Dengan melihat fakta-fakta tersebut, kita tidak lagi berat untuk menganggukkan kepala, menyetujui bahwa di dalam sebuah bangsa yang maju ternyata memang terdapat banyak sastrawan besar. Hal ini sejalan dengan pernyataan Putu Wijaya sebagaimana dikutip oleh Agus Wibowo (2010) bahwa “besar-kecilnya apresiasi sastra mempengaruhi kemajuan teknologi sebuah bangsa.”

Kemajuan suatu bangsa memang bisa diukur dari jenis bacaan yang dibaca, juga dari taraf apresiasi masyarakatnya terhadap ilmu dan seni dan sastra. Kita memang memiliki banyak sastrawan, meskipun belum ada satu pun yang meraih penghargaan Nobel sastra sebenarnya itu tidak begitu penting. Namun, yang mesti kita cermati adalah kenyataan bahwa apresiasi terhadap sastra di negeri ini masih rendah.

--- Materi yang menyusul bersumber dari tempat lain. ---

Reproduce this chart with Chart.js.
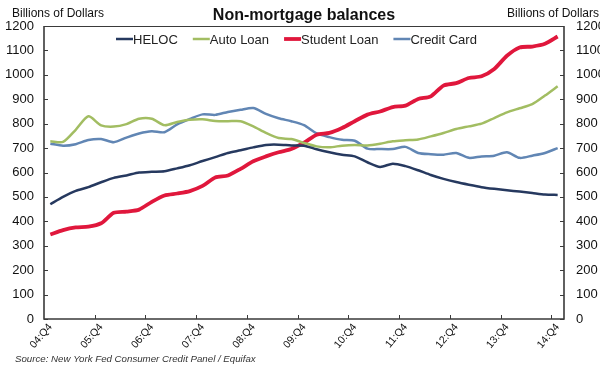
<!DOCTYPE html>
<html>
<head>
<meta charset="utf-8">
<script src="https://cdn.jsdelivr.net/npm/chart.js@4"></script>
<style>
  body { margin: 0; background: #fff; }
  canvas { display: block; }
</style>
</head>
<body>
<canvas id="balChart" width="600" height="369"></canvas>
<script>
const quarters = [
  "04:Q4", "05:Q1", "05:Q2", "05:Q3", "05:Q4", "06:Q1", "06:Q2", "06:Q3", "06:Q4",
  "07:Q1", "07:Q2", "07:Q3", "07:Q4", "08:Q1", "08:Q2", "08:Q3", "08:Q4",
  "09:Q1", "09:Q2", "09:Q3", "09:Q4", "10:Q1", "10:Q2", "10:Q3", "10:Q4",
  "11:Q1", "11:Q2", "11:Q3", "11:Q4", "12:Q1", "12:Q2", "12:Q3", "12:Q4",
  "13:Q1", "13:Q2", "13:Q3", "13:Q4", "14:Q1", "14:Q2", "14:Q3", "14:Q4"
]

const heloc = [470, 500, 525, 540, 560, 578, 588, 600, 603, 605, 617, 630, 647, 663, 680, 691, 703, 713, 714, 711,
  710, 695, 683, 673, 666, 642, 623, 636, 626, 609, 590, 574, 561, 550, 540, 533, 527, 522, 516, 510, 508]
const autoLoan = [728, 725, 775, 830, 793, 788, 798, 820, 820, 794, 807, 816, 818, 811, 810, 810, 789, 762, 741, 737,
  721, 707, 703, 710, 713, 711, 718, 728, 732, 735, 748, 762, 778, 789, 800, 823, 846, 863, 880, 915, 953]
const studentLoan = [346, 364, 375, 378, 392, 435, 440, 448, 480, 506, 514, 524, 545, 580, 588, 615, 646, 666, 683, 696,
  722, 755, 762, 782, 810, 837, 850, 868, 874, 901, 912, 956, 966, 987, 994, 1024, 1078, 1112, 1116, 1127, 1157]
const creditCard = [718, 710, 716, 733, 737, 724, 743, 760, 769, 765, 797, 819, 838, 836, 848, 857, 864, 840, 822, 810,
  794, 760, 745, 734, 730, 698, 696, 696, 705, 680, 675, 673, 680, 660, 666, 669, 683, 660, 669, 680, 700]

const yTicks = [0, 100, 200, 300, 400, 500, 600, 700, 800, 900, 1000, 1100, 1200]

const FONT = "'Liberation Sans', Arial, sans-serif"

// frame, inward tick marks, titles, legend and source note
const decor = {
  id: "decor",
  afterDraw(chart) {
    const ctx = chart.ctx
    const a = chart.chartArea
    const x = chart.scales.x
    const yl = chart.scales.y
    ctx.save()

    ctx.strokeStyle = "#3a3a3a"
    ctx.lineWidth = 1
    ctx.beginPath()
    ctx.moveTo(a.left, a.top + 0.5)
    ctx.lineTo(a.right, a.top + 0.5)
    ctx.stroke()
    ctx.lineWidth = 1.6
    ctx.beginPath()
    ctx.moveTo(a.left, a.top)
    ctx.lineTo(a.left, a.bottom)
    ctx.lineTo(a.right, a.bottom)
    ctx.lineTo(a.right, a.top)
    ctx.stroke()

    ctx.lineWidth = 1
    ctx.beginPath()
    yTicks.forEach(v => {
      const py = Math.round(yl.getPixelForValue(v)) + 0.5
      ctx.moveTo(a.left, py); ctx.lineTo(a.left + 4, py)
      ctx.moveTo(a.right, py); ctx.lineTo(a.right - 4, py)
    })
    const half = (x.getPixelForValue(1) - x.getPixelForValue(0)) / 2
    for (let i = 4; i < quarters.length; i += 4) {
      const px = Math.round(x.getPixelForValue(i) - half) + 0.5
      ctx.moveTo(px, a.bottom); ctx.lineTo(px, a.bottom - 4)
    }
    ctx.stroke()

    ctx.fillStyle = "#111"
    ctx.textBaseline = "middle"
    ctx.font = "bold 16px " + FONT
    ctx.textAlign = "center"
    ctx.fillText("Non-mortgage balances", 304, 16)

    ctx.font = "12px " + FONT
    ctx.textAlign = "left"
    ctx.fillText("Billions of Dollars", 12, 14)
    ctx.textAlign = "right"
    ctx.fillText("Billions of Dollars", 599, 14)

    ctx.font = "13px " + FONT
    ctx.textAlign = "left"
    let lx = 116
    chart.data.datasets.forEach(ds => {
      ctx.strokeStyle = ds.borderColor
      ctx.lineWidth = ds.borderWidth
      ctx.beginPath()
      ctx.moveTo(lx, 39)
      ctx.lineTo(lx + 17, 39)
      ctx.stroke()
      ctx.fillStyle = "#222"
      ctx.fillText(ds.label, lx + 17, 40)
      lx += 17 + ctx.measureText(ds.label).width + 15
    })

    ctx.font = "italic 9.7px " + FONT
    ctx.fillStyle = "#333"
    ctx.fillText("Source: New York Fed Consumer Credit Panel / Equifax", 15, 359)
    ctx.restore()
  }
}

const series = [
  { label: "HELOC", data: heloc, color: "#26395f", width: 2.5 },
  { label: "Auto Loan", data: autoLoan, color: "#a2bd62", width: 2.5 },
  { label: "Student Loan", data: studentLoan, color: "#e0173c", width: 3.8 },
  { label: "Credit Card", data: creditCard, color: "#6186b4", width: 2.5 }
]

const plain = v => String(v)
const noGrid = { display: false, drawTicks: false }

new Chart(document.getElementById("balChart"), {
  type: "line",
  data: {
    labels: quarters,
    datasets: series.map(s => ({
      label: s.label,
      data: s.data,
      borderColor: s.color,
      backgroundColor: s.color,
      borderWidth: s.width,
      pointRadius: 0,
      tension: 0.25,
      fill: false
    }))
  },
  options: {
    responsive: false,
    devicePixelRatio: 1,
    animation: false,
    layout: { padding: { top: 26, left: 0, right: 0, bottom: 0 } },
    plugins: {
      legend: { display: false },
      title: { display: false },
      tooltip: { enabled: false }
    },
    scales: {
      x: {
        type: "category",
        offset: true,
        grid: noGrid,
        border: { display: false },
        afterFit: s => { s.height = 50 },
        ticks: {
          autoSkip: false,
          minRotation: 50,
          maxRotation: 50,
          padding: 2,
          color: "#111",
          font: { family: FONT, size: 10.5 },
          callback: (v, i) => i % 4 === 0 ? quarters[i] : null
        }
      },
      y: {
        position: "left",
        min: 0,
        max: 1200,
        grid: noGrid,
        border: { display: false },
        afterFit: s => { s.width = 44 },
        afterBuildTicks: s => { s.ticks = yTicks.map(v => ({ value: v })) },
        ticks: { padding: 10, color: "#111", font: { family: FONT, size: 13 }, callback: plain }
      },
      y2: {
        position: "right",
        min: 0,
        max: 1200,
        grid: noGrid,
        border: { display: false },
        afterFit: s => { s.width = 36 },
        afterBuildTicks: s => { s.ticks = yTicks.map(v => ({ value: v })) },
        ticks: { padding: 12, color: "#111", font: { family: FONT, size: 13 }, callback: plain }
      }
    }
  },
  plugins: [decor]
})
</script>
</body>
</html>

Apresiasi terhadap sastra, kita tahu, akan membawa masyarakat bertamasya di dunia imajinasi—yang luas tak terkira. Tanpa imajinasi kreatif yang tinggi mustahil seorang ilmuwan bisa memiliki wawasan yang menjangkau masa depan.

Dalam sejarah, ilmuwan-ilmuwan cerdas yang telah berhasil menemukan dan menginovasi sains sosial dan alam ternyata juga merupakan penggila buku dan pencinta sastra. Sebagai contoh, Albert Einstein dengan teori reletivitas-nya yang masyhur. Alfred North Whitehead, ahli matematika sekaligus pengarang karya monumental Principia Mathematica (2010)—untuk menyebut dua di antaranya. Sebaliknya, (kamu bisa cek) tidak ada satu pun ilmuwan apalagi seorang penemu yang hobinya menonton televisi. Sebab mereka paham, televisi “berbahaya” karena bisa menumpulkan kreativitas dan daya imajinasi.

Dari keterangan di atas kiranya tidak berlebihan sekiranya sastra disebut-sebut sebagai mother of science. Karena sastra, baik langsung maupun tidak, telah banyak menginspirasi lahirnya berbagai disiplin ilmu pengetahuan.